Entonces, la capacidad de una especie de violencia endémica, descentralizada, ocasional, pero al mismo tiempo crónica, es muy grande y eso es a lo que le tenemos enfrentar.
AMLO lo que pensó y esto creo, es en esto si soy muy crítico, es que era un problema de programas sociales y que lo iba a poder resolver. Siempre pensó que la causa de todo este fenómeno era la pobreza. No cabe duda de que los programas sociales son necesarios, ¿pero qué programas sociales? ¿para qué? ¿para quiénes? Realmente todo esto se debe, entre comillas, a la pobreza? Sin duda la pobreza es parte del trasfondo de todo esto, pero es solo una parte del trasfondo. Entonces se necesita algo que vaya más allá de una especie de pronunciamiento ideológico, y me parece que se necesita trabajo empírico. Ese trabajo empírico, hasta ahora lo han hecho los que han estado en la primera línea en México: los periodistas. Y a mucho costo personal. También hay casos de sociólogos, de antropólogos. Pero falta mucho trabajo y desde distintos ángulos.

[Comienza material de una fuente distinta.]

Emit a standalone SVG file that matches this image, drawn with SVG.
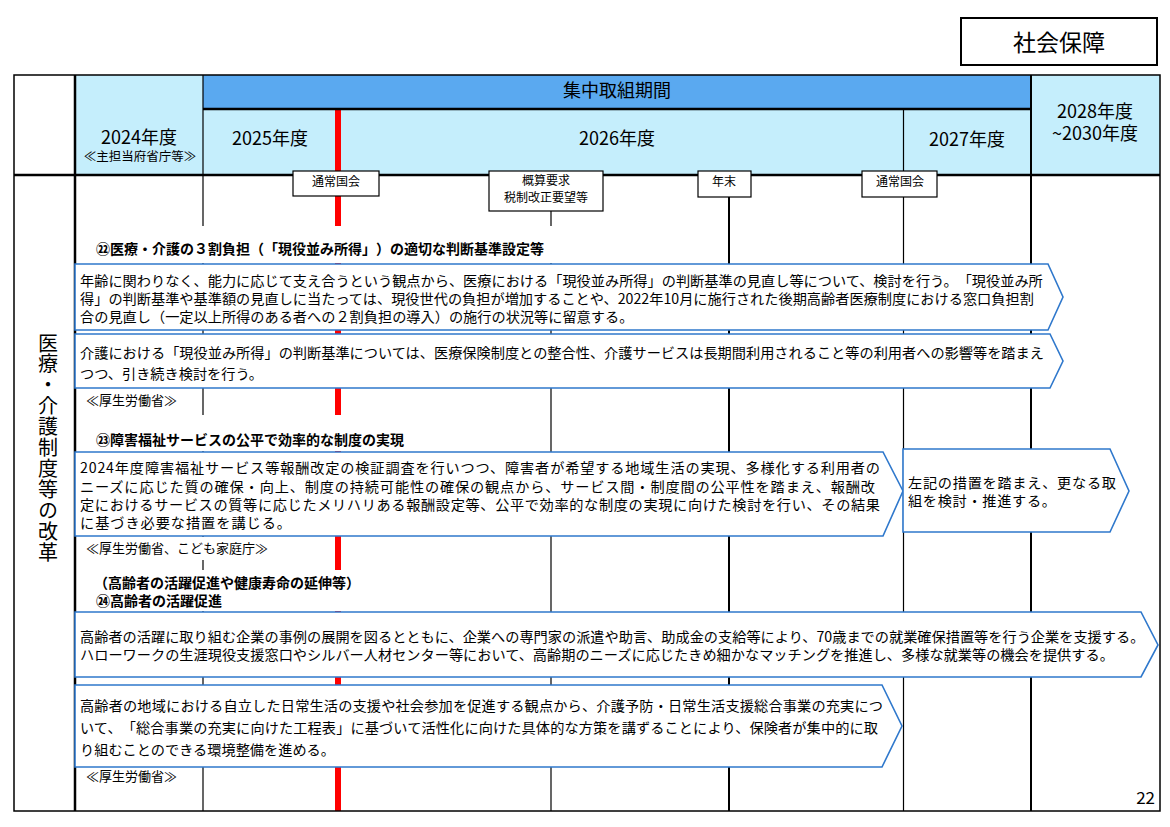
<svg xmlns="http://www.w3.org/2000/svg" width="1170" height="827" viewBox="0 0 1170 827">
<style>
text{font-family:"Noto Sans CJK JP","Noto Sans",sans-serif;fill:#000;text-spacing-trim:space-all}
.hd{font-size:18px;text-anchor:middle}
.ev{font-size:12px;text-anchor:middle}
.bd{font-size:14.2px}
.tt{font-size:14px;font-weight:bold}
.mn{font-size:13px}
.arr{fill:#fff;stroke:#2F78CC;stroke-width:1.6}
.evb{fill:#fff;stroke:#000;stroke-width:1.2}
.thin{stroke:#000;stroke-width:1.2}
.thick{stroke:#000;stroke-width:2}
</style>
<rect width="1170" height="827" fill="#fff"/>
<g id="title">
<rect x="961" y="18" width="196" height="47" fill="#fff" stroke="#000" stroke-width="2"/>
<text x="1059" y="51" font-size="23" text-anchor="middle">社会保障</text>
</g>
<g id="header">
<rect x="75" y="75" width="128" height="100" fill="#C5EEFC"/>
<rect x="203" y="75" width="828" height="34" fill="#5AA9F0"/>
<rect x="203" y="109" width="828" height="66" fill="#C5EEFC"/>
<rect x="1031" y="75" width="129" height="100" fill="#C5EEFC"/>
<text x="617" y="97" class="hd" font-size="17">集中取組期間</text>
<text x="139" y="144" class="hd">2024年度</text>
<text x="140" y="161" font-size="12.5" text-anchor="middle">≪主担当府省庁等≫</text>
<text x="270" y="145" class="hd">2025年度</text>
<text x="617" y="145" class="hd">2026年度</text>
<text x="967" y="146" class="hd">2027年度</text>
<text x="1095" y="118" class="hd">2028年度</text>
<text x="1095" y="140" class="hd">~2030年度</text>
</g>
<g id="grid">
<line x1="203" y1="75" x2="203" y2="811" class="thin"/>
<line x1="551" y1="211" x2="551" y2="811" class="thin"/>
<line x1="729" y1="197" x2="729" y2="811" class="thick"/>
<line x1="903.5" y1="109" x2="903.5" y2="811" class="thin"/>
<line x1="1031" y1="75" x2="1031" y2="811" class="thick"/>
<line x1="338" y1="109" x2="338" y2="811" stroke="#FF0000" stroke-width="6"/>
<line x1="203" y1="109" x2="1031" y2="109" stroke="#000" stroke-width="2.5"/>
<line x1="14" y1="175" x2="1160" y2="175" stroke="#000" stroke-width="2.5"/>
<line x1="75" y1="75" x2="75" y2="811" stroke="#000" stroke-width="2.5"/>
<rect x="14" y="75" width="1146" height="736" fill="none" stroke="#000" stroke-width="1.5"/>
</g>
<g id="events">
<rect x="293" y="171" width="86" height="25" class="evb"/>
<text x="336" y="186" class="ev">通常国会</text>
<rect x="489" y="171" width="114" height="40" class="evb"/>
<text x="546" y="185" class="ev">概算要求</text>
<text x="546" y="202" class="ev">税制改正要望等</text>
<rect x="698" y="171" width="53" height="26" class="evb"/>
<text x="724" y="186" class="ev">年末</text>
<rect x="862" y="171" width="75" height="26" class="evb"/>
<text x="900" y="186" class="ev">通常国会</text>
</g>
<g id="section-label">
<text x="48" y="333" font-size="20" writing-mode="vertical-rl" letter-spacing="0.9">医療・介護制度等の改革</text>
</g>
<g id="item22">
<rect x="77" y="226" width="523" height="37" fill="#fff"/>
<text x="96" y="254" class="tt">㉒医療・介護の３割負担（「現役並み所得」）の適切な判断基準設定等</text>
</g>
<g id="arrow22a">
<polygon points="75,264 1048,264 1063,297 1048,330 75,330" class="arr"/>
<text x="80" y="286" class="bd">年齢に関わりなく、能力に応じて支え合うという観点から、医療における「現役並み所得」の判断基準の見直し等について、検討を行う。「現役並み所</text>
<text x="80" y="304" class="bd">得」の判断基準や基準額の見直しに当たっては、現役世代の負担が増加することや、2022年10月に施行された後期高齢者医療制度における窓口負担割</text>
<text x="80" y="322" class="bd">合の見直し（一定以上所得のある者への２割負担の導入）の施行の状況等に留意する。</text>
</g>
<g id="arrow22b">
<polygon points="75,334 1050,334 1063,361 1050,388 75,388" class="arr"/>
<text x="80" y="358" class="bd">介護における「現役並み所得」の判断基準については、医療保険制度との整合性、介護サービスは長期間利用されること等の利用者への影響等を踏まえ</text>
<text x="80" y="379" class="bd">つつ、引き続き検討を行う。</text>
</g>
<text x="86" y="405" class="mn">≪厚生労働省≫</text>
<g id="item23">
<rect x="77" y="415" width="463" height="36" fill="#fff"/>
<text x="96" y="445" class="tt">㉓障害福祉サービスの公平で効率的な制度の実現</text>
</g>
<g id="arrow23a">
<polygon points="75,452 883,452 903,491 883,536 75,536" class="arr"/>
<text x="80" y="473" class="bd" font-size="14.6" textLength="800" lengthAdjust="spacing">2024年度障害福祉サービス等報酬改定の検証調査を行いつつ、障害者が希望する地域生活の実現、多様化する利用者の</text>
<text x="80" y="492" class="bd" font-size="14.6" textLength="795" lengthAdjust="spacing">ニーズに応じた質の確保・向上、制度の持続可能性の確保の観点から、サービス間・制度間の公平性を踏まえ、報酬改</text>
<text x="80" y="510" class="bd" font-size="14.6" textLength="800" lengthAdjust="spacing">定におけるサービスの質等に応じたメリハリある報酬設定等、公平で効率的な制度の実現に向けた検討を行い、その結果</text>
<text x="80" y="528" class="bd" font-size="14.6" textLength="211" lengthAdjust="spacing">に基づき必要な措置を講じる。</text>
</g>
<g id="arrow23b">
<polygon points="903,449 1110,449 1129,491 1110,532 903,532" class="arr"/>
<text x="908" y="488" class="bd" font-size="14.6" textLength="208" lengthAdjust="spacing">左記の措置を踏まえ、更なる取</text>
<text x="908" y="506" class="bd" font-size="14.6" textLength="148" lengthAdjust="spacing">組を検討・推進する。</text>
</g>
<g id="ministry23">
<rect x="77" y="537" width="203" height="23" fill="#fff"/>
<text x="86" y="553" class="mn">≪厚生労働省、こども家庭庁≫</text>
</g>
<g id="item24">
<rect x="77" y="570" width="463" height="41" fill="#fff"/>
<text x="94" y="588" class="tt">（高齢者の活躍促進や健康寿命の延伸等）</text>
<text x="96" y="606" class="tt">㉔高齢者の活躍促進</text>
</g>
<g id="arrow24a">
<polygon points="75,612 1141,612 1158,645 1141,677 75,677" class="arr"/>
<text x="80" y="642" class="bd">高齢者の活躍に取り組む企業の事例の展開を図るとともに、企業への専門家の派遣や助言、助成金の支給等により、70歳までの就業確保措置等を行う企業を支援する。</text>
<text x="80" y="660" class="bd">ハローワークの生涯現役支援窓口やシルバー人材センター等において、高齢期のニーズに応じたきめ細かなマッチングを推進し、多様な就業等の機会を提供する。</text>
</g>
<g id="arrow24b">
<polygon points="75,685 882,685 902,726 882,767 75,767" class="arr"/>
<text x="80" y="711" class="bd" font-size="14.3" textLength="803" lengthAdjust="spacing">高齢者の地域における自立した日常生活の支援や社会参加を促進する観点から、介護予防・日常生活支援総合事業の充実につ</text>
<text x="80" y="733" class="bd" font-size="14.3" textLength="798" lengthAdjust="spacing">いて、「総合事業の充実に向けた工程表」に基づいて活性化に向けた具体的な方策を講ずることにより、保険者が集中的に取</text>
<text x="80" y="755" class="bd" font-size="14.3">り組むことのできる環境整備を進める。</text>
</g>
<text x="86" y="781" class="mn">≪厚生労働省≫</text>
<text x="1155" y="804" font-size="17" text-anchor="end">22</text>
</svg>
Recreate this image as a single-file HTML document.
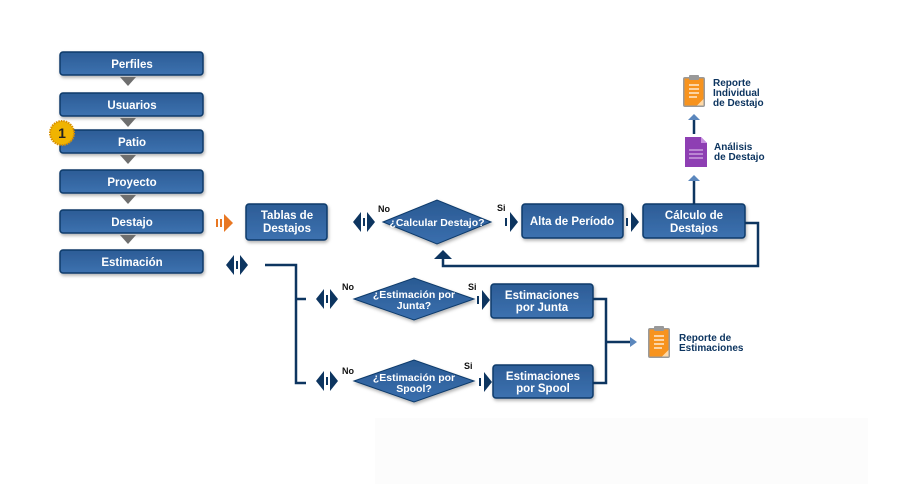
<!DOCTYPE html>
<html><head><meta charset="utf-8"><style>
html,body{margin:0;padding:0;background:#fff;width:903px;height:484px;overflow:hidden}
svg text{font-family:"Liberation Sans",sans-serif;font-weight:bold}
</style></head><body>
<svg width="903" height="484" viewBox="0 0 903 484" xmlns="http://www.w3.org/2000/svg">
<defs>
<linearGradient id="bg" x1="0" y1="0" x2="0" y2="1"><stop offset="0" stop-color="#2c5c96"/><stop offset="1" stop-color="#3d72b0"/></linearGradient>
<linearGradient id="dg" x1="0" y1="0" x2="0" y2="1"><stop offset="0" stop-color="#2a5a93"/><stop offset="1" stop-color="#3a6fae"/></linearGradient>
<filter id="sh" x="-20%" y="-30%" width="140%" height="170%"><feDropShadow dx="1" dy="2" stdDeviation="1.5" flood-color="#000" flood-opacity="0.3"/></filter>
<g id="dbl"><polygon points="-3,-10 -11,0 -3,10" fill="#0d3560"/><rect x="-1" y="-4" width="2" height="8" fill="#0d3560"/><polygon points="3,-10 11,0 3,10" fill="#0d3560"/></g>
<g id="rt"><rect x="0" y="-4" width="2" height="8" fill="#0d3560"/><polygon points="5,-10 13,0 5,10" fill="#0d3560"/></g>
<g id="clip"><rect x="0" y="2" width="22" height="30" rx="2" fill="#9a9a9a"/><rect x="1.5" y="3.5" width="19" height="27" fill="#f7931e"/><rect x="6" y="0" width="10" height="5" rx="1" fill="#999"/><path d="M14,30.5 L20.5,24 L20.5,30.5Z" fill="#ffd9a8"/><g stroke="#fff" stroke-width="1.2"><line x1="6" y1="10" x2="16" y2="10"/><line x1="6" y1="14" x2="16" y2="14"/><line x1="6" y1="18" x2="16" y2="18"/><line x1="6" y1="22" x2="14" y2="22"/></g></g>
</defs>
<rect x="375" y="418" width="493" height="66" fill="#fcfcfc"/>
<g filter="url(#sh)" stroke="#0e3a6b" stroke-width="1.5" fill="url(#bg)">
<rect x="60" y="52" width="143" height="23" rx="3"/>
<rect x="60" y="93" width="143" height="23" rx="3"/>
<rect x="60" y="130" width="143" height="23" rx="3"/>
<rect x="60" y="170" width="143" height="23" rx="3"/>
<rect x="60" y="210" width="143" height="23" rx="3"/>
<rect x="60" y="250" width="143" height="23" rx="3"/>
<rect x="246" y="204" width="81" height="36" rx="3"/>
<rect x="522" y="204" width="101" height="34" rx="3"/>
<rect x="643" y="204" width="102" height="34" rx="3"/>
<rect x="491" y="284" width="102" height="34" rx="3"/>
<rect x="493" y="365" width="100" height="33" rx="3"/>
</g>
<g fill="#6e6e6e">
<polygon points="120,77 136,77 128,86"/><polygon points="120,118 136,118 128,127"/><polygon points="120,155 136,155 128,164"/><polygon points="120,195 136,195 128,204"/><polygon points="120,235 136,235 128,244"/>
</g>
<g fill="#fff" font-size="11.5" text-anchor="middle">
<text x="132" y="68">Perfiles</text><text x="132" y="109">Usuarios</text><text x="132" y="146">Patio</text><text x="132" y="186">Proyecto</text><text x="132" y="226">Destajo</text><text x="132" y="266">Estimación</text>
<text x="287" y="219">Tablas de</text><text x="287" y="232">Destajos</text>
<text x="572" y="225">Alta de Período</text>
<text x="694" y="219">Cálculo de</text><text x="694" y="232">Destajos</text>
<text x="542" y="299">Estimaciones</text><text x="542" y="311">por Junta</text>
<text x="543" y="380">Estimaciones</text><text x="543" y="392">por Spool</text>
</g>
<circle cx="62" cy="133" r="12" fill="#f0b400" stroke="#d89000" stroke-width="2" stroke-dasharray="1.5 1"/>
<text x="62" y="138" font-size="14" text-anchor="middle" fill="#222">1</text>
<rect x="216" y="219" width="2" height="8" fill="#e87722"/><rect x="220" y="219" width="2" height="8" fill="#e87722"/><polygon points="224,214 233,223 224,232" fill="#e87722"/>
<g filter="url(#sh)" fill="url(#dg)" stroke="#0e3a6b" stroke-width="1">
<polygon points="383,222 437,200 491,222 437,244"/>
<polygon points="354,299 414,278 474,299 414,320"/>
<polygon points="354,381 414,360 474,381 414,402"/>
</g>
<g fill="#fff" font-size="10.5" text-anchor="middle">
<text x="437" y="226">¿Calcular Destajo?</text>
<text x="414" y="298">¿Estimación por</text><text x="414" y="309">Junta?</text>
<text x="414" y="381">¿Estimación por</text><text x="414" y="392">Spool?</text>
</g>
<g font-size="9" fill="#111"><text x="378" y="212">No</text><text x="497" y="211">Si</text><text x="342" y="290">No</text><text x="468" y="290">Si</text><text x="342" y="374">No</text><text x="464" y="369">Si</text></g>
<use href="#dbl" x="364" y="222"/><use href="#dbl" x="237" y="265"/><use href="#dbl" x="327" y="299"/><use href="#dbl" x="327" y="381"/>
<use href="#rt" x="505" y="222"/><use href="#rt" x="626" y="222"/><use href="#rt" x="477" y="300"/><use href="#rt" x="479" y="382"/>
<g stroke="#0d3560" stroke-width="2.5" fill="none">
<polyline points="745,223 758,223 758,266 443,266 443,258"/>
<polyline points="265,265 296,265 296,383 306,383"/><line x1="296" y1="299" x2="306" y2="299"/>
<polyline points="593,299 606,299 606,383 593,383"/><line x1="606" y1="342" x2="630" y2="342"/>
<line x1="694" y1="204" x2="694" y2="180"/><line x1="694" y1="134" x2="694" y2="120"/>
</g>
<polygon points="434,259 443,250 452,259" fill="#0d3560"/>
<polygon points="688,181 694,175 700,181" fill="#5b87bd"/>
<polygon points="688,120 694,114 700,120" fill="#5b87bd"/>
<polygon points="630,337 637,342 630,347" fill="#5b87bd"/>
<use href="#clip" x="683" y="75"/>
<use href="#clip" x="648" y="326"/>
<path d="M685,137 L701,137 L707,143 L707,167 L685,167Z" fill="#8e3fb3"/><path d="M701,137 L707,143 L701,143Z" fill="#c890e0"/>
<g stroke="#e6cdf2" stroke-width="1"><line x1="689" y1="150" x2="703" y2="150"/><line x1="689" y1="154" x2="703" y2="154"/><line x1="689" y1="158" x2="703" y2="158"/></g>
<g font-size="10" fill="#0d3560">
<text x="713" y="86">Reporte</text><text x="713" y="96">Individual</text><text x="713" y="106">de Destajo</text>
<text x="714" y="150">Análisis</text><text x="714" y="160">de Destajo</text>
<text x="679" y="341">Reporte de</text><text x="679" y="351">Estimaciones</text>
</g>
</svg>
</body></html>
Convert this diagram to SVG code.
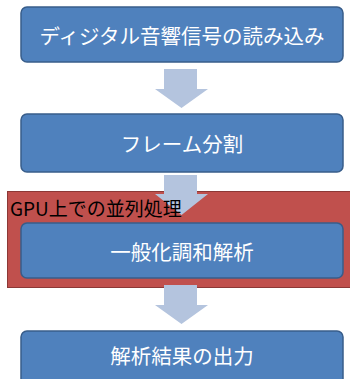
<svg xmlns="http://www.w3.org/2000/svg" width="350" height="379" viewBox="0 0 350 379">
<style>
.box{fill:#4f81bd;stroke:#385d8a;stroke-width:1.5}
.t{fill:#ffffff;font-family:"Noto Sans CJK JP","Noto Sans",sans-serif;font-size:20.5px;text-anchor:middle;dominant-baseline:central}
.arrow{fill:#b4c4de}
.lbl{fill:#000000;font-family:"Noto Sans CJK JP","Noto Sans",sans-serif;font-size:19px}
</style>
<rect width="350" height="379" fill="#ffffff"/>
<g id="gpu-group">
<rect x="7.5" y="191.5" width="350" height="96" fill="#c0504d" stroke="#8c3836" stroke-width="1"/>
</g>
<g id="connectors">
<polygon class="arrow" points="164,69 197,69 197,89 208,89 181.5,108 155,89 164,89"/>
<polygon class="arrow" points="164,175 197,175 197,194 208,194 181.5,215 155,194 164,194"/>
<polygon class="arrow" points="164,285 197,285 197,305 208,305 181.5,324 155,305 164,305"/>
</g>
<g id="gpu-label">
<text class="lbl" x="10" y="216">GPU上での並列処理</text>
</g>
<g id="node1">
<rect class="box" x="21" y="7" width="322" height="55" rx="6"/>
<text class="t" x="182" y="34.5">ディジタル音響信号の読み込み</text>
</g>
<g id="node2">
<rect class="box" x="21" y="114" width="322" height="58" rx="6"/>
<text class="t" x="182" y="142.5">フレーム分割</text>
</g>
<g id="node3">
<rect class="box" x="21" y="223" width="322" height="55" rx="6"/>
<text class="t" x="182" y="250.5">一般化調和解析</text>
</g>
<g id="node4">
<rect class="box" x="21" y="331" width="322" height="60" rx="6"/>
<text class="t" x="182" y="355">解析結果の出力</text>
</g>
</svg>
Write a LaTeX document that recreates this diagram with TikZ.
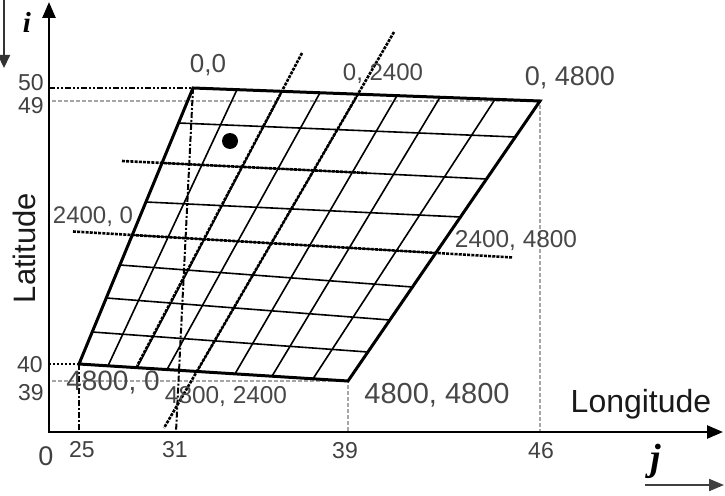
\documentclass[tikz,border=0pt]{standalone}
\usepackage{fontspec}
\setmainfont{Liberation Sans}
\newfontfamily\tmsfont{Liberation Serif}
\usetikzlibrary{arrows.meta,calc}
\begin{document}
\begin{tikzpicture}[x=1pt,y=-1pt,
  frame/.style={line width=3pt, line join=miter},
  gridline/.style={line width=1.6pt},
  thickdot/.style={line width=2.6pt, dash pattern=on 3pt off 1.2pt},
  ddot/.style={line width=2pt, dash pattern=on 6pt off 2pt on 2pt off 2pt on 2pt off 2pt},
  dashdot/.style={line width=2pt, dash pattern=on 6pt off 2pt on 2pt off 2pt},
  dots/.style={line width=2.2pt, dash pattern=on 2pt off 2pt},
  graydash/.style={line width=1.4pt, draw=black!35, dash pattern=on 4pt off 2pt},
  axis/.style={line width=2.6pt, {Triangle[length=16pt,width=13pt]}-{Triangle[length=16pt,width=13pt]}},
  lbl/.style={text=black!72, inner sep=0pt, anchor=base},
  tick/.style={text=black!75, inner sep=0pt, anchor=base, font=\fontsize{23}{26}\selectfont},
]
\useasboundingbox (0,0) rectangle (725,495);

% corners
\coordinate (TL) at (193,88);
\coordinate (TR) at (540,101);
\coordinate (BL) at (79,364);
\coordinate (BR) at (348,381);
% axis points
\coordinate (O) at (49,432);
\coordinate (Ytop) at (49,2);
\coordinate (Xend) at (723,432);
\coordinate (Y50) at (49,88);
\coordinate (Y49) at (52,101);
\coordinate (Y40) at (49,364);
\coordinate (Y39) at (52,381);
\coordinate (X25) at (79,432);
\coordinate (X31) at (176,432);
\coordinate (X39) at (348,432);
\coordinate (X46) at (540,432);

% gray dashed guide lines
\draw[graydash] (Y49) -- (TR) -- (X46);
\draw[graydash] (Y39) -- (BR) -- (X39);

% grid rows
\foreach \a/\b in {123/137,163/179,202/217,235/253,265/287,298/320,332/352}
  \draw[gridline] ($(TL)!{(\a-88)/276}!(BL)$) -- ($(TR)!{(\b-101)/280}!(BR)$);
% grid columns
\foreach \a/\b in {237/108,282/137,320/167,358/197,397/235,440/272,495/313}
  \draw[gridline] ($(TL)!{(\a-193)/347}!(TR)$) -- ($(BL)!{(\b-79)/269}!(BR)$);

% emphasised (dotted) grid lines with extensions
\coordinate (c2a) at (302,53);  \coordinate (c2b) at (137,366);
\coordinate (c4a) at (394,32);  \coordinate (c4b) at (164,428);
\coordinate (r2a) at (122,161); \coordinate (r2b) at (367,173);
\coordinate (r4a) at (73,231.5); \coordinate (r4b) at (513,257.5);
\draw[thickdot] (c2a) -- (c2b);
\draw[thickdot] (c4a) -- (c4b);
\draw[thickdot] (r2a) -- (r2b);
\draw[thickdot] (r4a) -- (r4b);

% frame
\draw[frame] (TL) -- (TR) -- (BR) -- (BL) -- cycle;

% dark guide lines
\draw[ddot] (Y50) -- (TL);
\draw[dashdot] (TL) -- (X31);
\draw[dots] (Y40) -- (BL);
\draw[dashdot] (BL) -- (X25);

% axes
\draw[axis] (Ytop) -- (O) -- (Xend);

% point
\fill (230,141) circle (8pt);

% corner / grid labels
\node[lbl, font=\fontsize{26}{30}\selectfont] (l00) at (208,72) {0,0};
\node[lbl, font=\fontsize{24}{28}\selectfont] (l02) at (383,80) {0, 2400};
\node[lbl, font=\fontsize{27}{30}\selectfont] (l04) at (570,85) {0, 4800};
\node[lbl, font=\fontsize{24}{28}\selectfont] (l20) at (93,223) {2400, 0};
\node[lbl, font=\fontsize{24.4}{28}\selectfont] (l24) at (516,247) {2400, 4800};
\node[lbl, font=\fontsize{28}{30}\selectfont] (l40) at (113,390) {4800, 0};
\node[lbl, font=\fontsize{24.4}{28}\selectfont] (l42) at (226,403) {4800, 2400};
\node[lbl, font=\fontsize{29}{32}\selectfont] (l44) at (437,403) {4800, 4800};

% tick labels
\node[tick] (t50) at (31,90) {50};
\node[tick] (t49) at (31,113) {49};
\node[tick] (t40) at (30,372) {40};
\node[tick] (t39) at (31,400) {39};
\node[tick] (t25) at (82,457) {25};
\node[tick] (t31) at (175,457) {31};
\node[tick] (tx39) at (345,458) {39};
\node[tick] (t46) at (541,458) {46};
\node[tick, font=\fontsize{27}{30}\selectfont] (t0) at (46,465) {0};

% axis titles
\node[inner sep=0pt, anchor=base, text=black!90, font=\fontsize{32}{36}\selectfont] (lon) at (641,412) {Longitude};
\node[inner sep=0pt, anchor=base, rotate=90, text=black!90, font=\fontsize{31}{36}\selectfont] (lat) at (35,248) {Latitude};

% index letters and arrows
\node[inner sep=0pt, anchor=base, font=\tmsfont\bfseries\itshape\fontsize{29}{30}\selectfont] (ii) at (27,33) {i};
\coordinate (ia) at (4,0);
\coordinate (ib) at (4,68);
\draw[line width=2pt, draw=black!80, -{Triangle[length=13pt,width=12pt]}] (ia) -- (ib);
\node[inner sep=0pt, anchor=base, font=\tmsfont\bfseries\itshape\fontsize{38}{40}\selectfont] (jj) at (656,470) {j};
\coordinate (ja) at (645,485);
\coordinate (jb) at (724,485);
\draw[line width=2pt, draw=black!75, -{Triangle[length=15pt,width=12pt]}] (ja) -- (jb);
\end{tikzpicture}
\end{document}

–¿Se imagina, en algún momento, un Nunca Más mexicano?
–No me lo imagino. Yo creí que Ayotzinapa podía ser un trampolín para hacer algo así, con dificultad, no fácilmente. Pero ahora no lo veo. No veo una salida de justicia transicional. No veo un “nunca más”. No, porque para eso se necesita un contexto político.
Lo que hay, desgraciadamente hasta ahora, es una especie de normalización, un intento de tratar de bajarle el perfil a la cosa, de que uno sienta que está exagerando. Si hablas cada vez más de desapariciones, de homicidios, de derecho de piso, estás representado como un opositor al gobierno. Una ideologización del tema. Estamos en un momento muy delicado.
–¿No hay esperanza, esa es la conclusión?
–Hay esperanza, pero no sé cómo construirla ahorita.